When I was younger, especially in preschool I always enjoyed sponge painting. Every time I would paint whether it was with hands, paintbrush, or sponges I feel like I had been give the opportunity to express myself and feel so free. No instructions, no one telling me what to do, simply paint. However, out of all the different ways in which one can paint I find sponge painting to be more fun.
As an activity for young children I would give them the option of big, small, round, or rectangular sponges and give them the freedom to do whatever they feel like doing. They can even cut them to a different shape if they'd like! Children will then choose any color of paint they wish to use for the painting. They will have the opportunity to explore the paint and mix colors to get a variety of colors throughout their painting. They will then dip the sponges into paint and move the sponge onto the blank sheet of paper. With sponge painting children can cover the whole paper with different colors with the sponge or even make a tree with the tapping of the sponge. Sharing experiences, emotions or their own personality can be expressed through painting, in this case sponge painting. This allows for children to really express themselves and feel that they have full power of what they are doing. No instructions no right or wrong answers.

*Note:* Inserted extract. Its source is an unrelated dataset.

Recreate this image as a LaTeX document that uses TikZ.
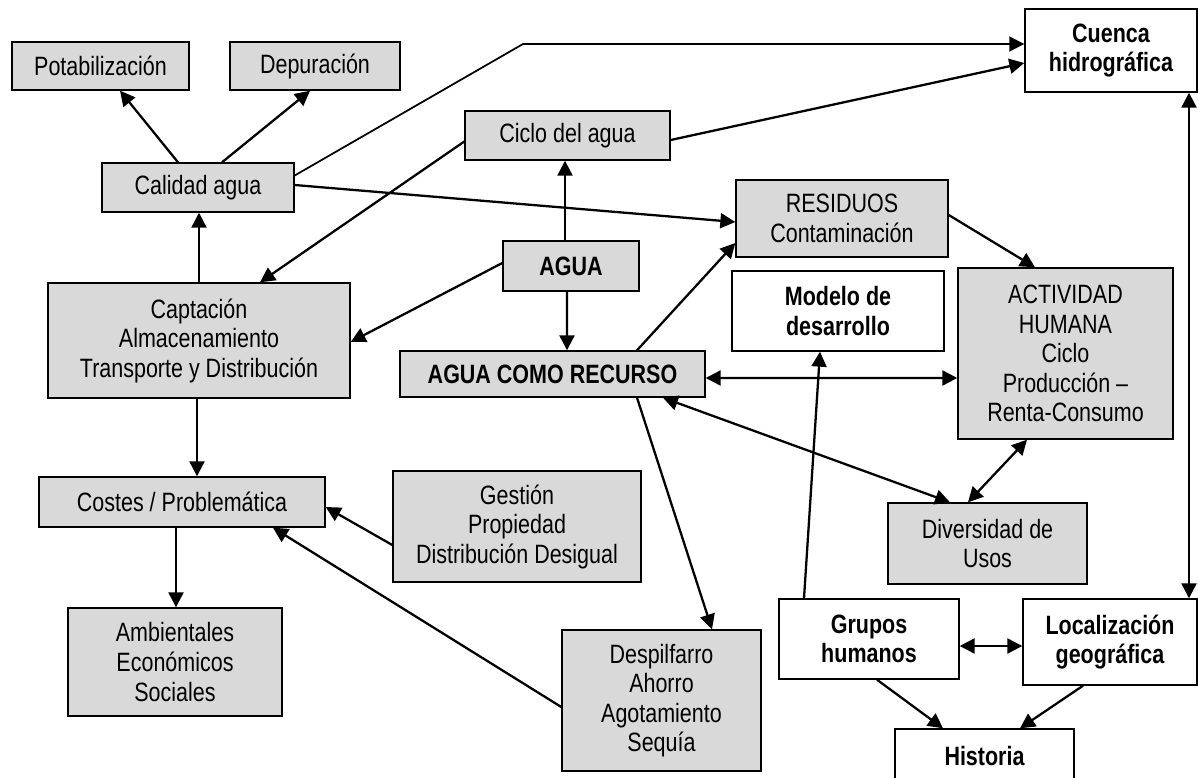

Once finished with the activity, children can share with the class what their painting is about. They can share what shapes they used and why. They can also share to the class why they decided to make that image or why did they combine the colors they did.
In relation to this activity, the art word of the week is shape. According to Schirrmacher and Fox (2009), "shape had its own qualities and personalities: simple, complex, circular, anglur, big or small" (p. 140). Shapes are used throughout this activity when choosing the sponges and using the different sizes and shapes to create whatever it is the children want to make.
Schirrmacher, R., & Fox, J.E. (2009). Art and creative development for young children (6th Ed.). Belmont, CA: Delmar.